|Date Requested:February 25, 2013
Time Requested:02:45 PM
| FUND(S) |
Sources of Revenue
|Other Fund County Funds|
Legislation creates:Neither Program nor Fund
Effect this measure will have on costs and revenues of state government.
|As SB360 only deals with deputy sheriffs, the costs will be borne by the counties, and not the state. However, there are various states that have established grant programs of their own to assist local law enforcement in providing the vests, such as Kentucky, Maryland and North Carolina.|
|Effect of Proposal||Fiscal Year|
|1. Estmated Total Cost||0||0||0|
|Repairs and Alterations||0||0||0|
|2. Estimated Total Revenues||0||0||0|
3. Explanation of above estimates (including long-range effect):
The purpose of Senate Bill 360 is to ensure deputy sheriffs are issued ballistic vests upon certification as law-enforcement officers.
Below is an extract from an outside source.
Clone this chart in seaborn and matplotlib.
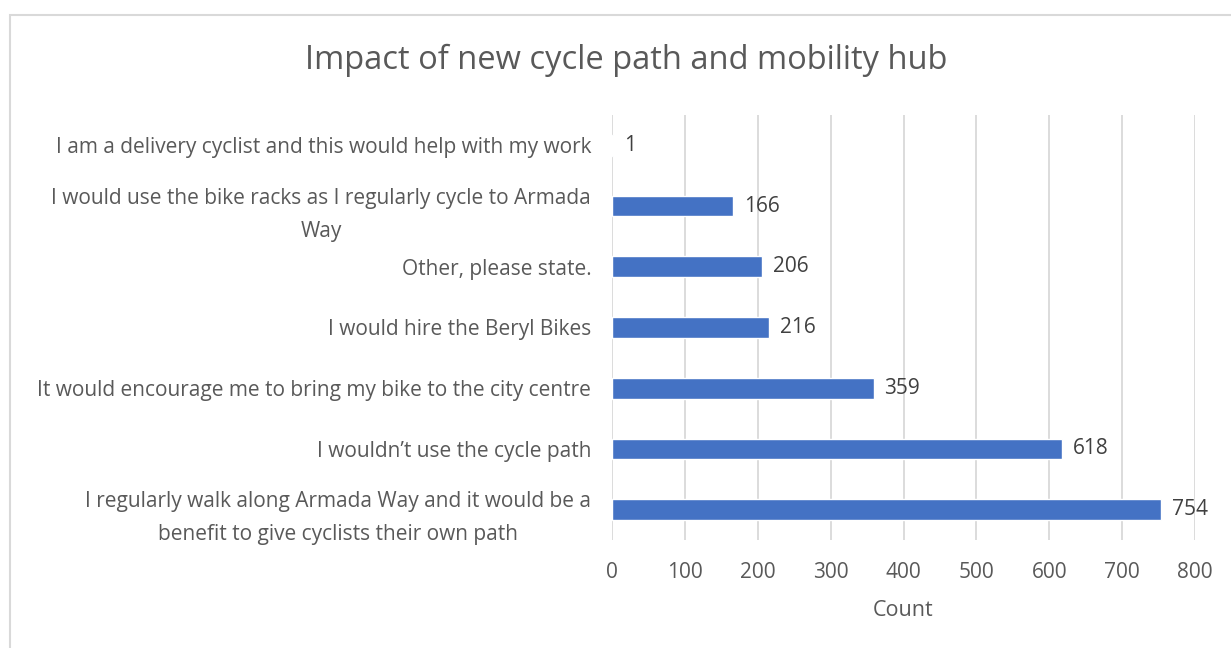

Specifically, the bill requires a ballistic vest that meets NIJ standard 0101.03.
According to the research I have completed, vests meeting NIJ standard 0101.03 are no longer available. The current minimum standard is 0101.06. The West Virginia State Police has a Purchasing Division issued purchase order that provides for a vest meeting NIJ standard 0101.06 with one carrier for $522. However, that pricing is three years old and is expected to rise when the State Police contract is rebid this year. Also, it is normally recommended that two carriers be included, as done in Kanawha County, which would increase the cost to around $550 under the current contract. The GSA contract held by Galls has pricing around $575, which includes two carriers. However, that pricing is also expected to rise this year. While the amount of the increase is unknown, assuming that only one carrier is purchased, the estimated cost under the new contract should be around $575.
There are slightly more than 1000 deputy sheriffs in West Virginia. I could find no data as to the number of deputy sheriffs that currently have vests. Based upon discussions, there are more vests being purchased daily, but probably only about 50% of the deputy sheriffs have vests. If this is accurate, then 500 deputy sheriffs need vests, which will probably cost around $575 each, for a total cost of $287,500.
If the legislation is amended to increase the standard, there may need to be a lot more vests purchased because many of the current vests will probably not meet the increased standard. A detailed survey would be needed to ascertain this.
The United States Department of Justice has been operating a Bulletproof Vest Partnership (BVP), offering 50% toward the cost of such vests. According to the lady I spoke with, West Virginia has already participated in the BVP grant program, and in May 2013, the BVP will begin making awards for FY2013. If one or more BVP grant applications were approved, it would save up to $143,750 of the cost. However, with sequestration, there is no way of knowing if the BVP grant program will continue.
If the bill goes into effect from passage, the $143,750 is the cost estimate for FY2013. In future years, as the deputy sheriffs retire and leave their positions, their vests may be used by others. However, since the vests must be fitted, I anticipate that expected annual costs in future fiscal years of approximately 100 new vests each year at a cost of $57,500.
As SB360 only deals with deputy sheriffs, the costs will be borne by the counties, and not the state. However, there are various states that have established grant programs of their own to assist local law enforcement in providing the vests, such as Kentucky, Maryland and North Carolina.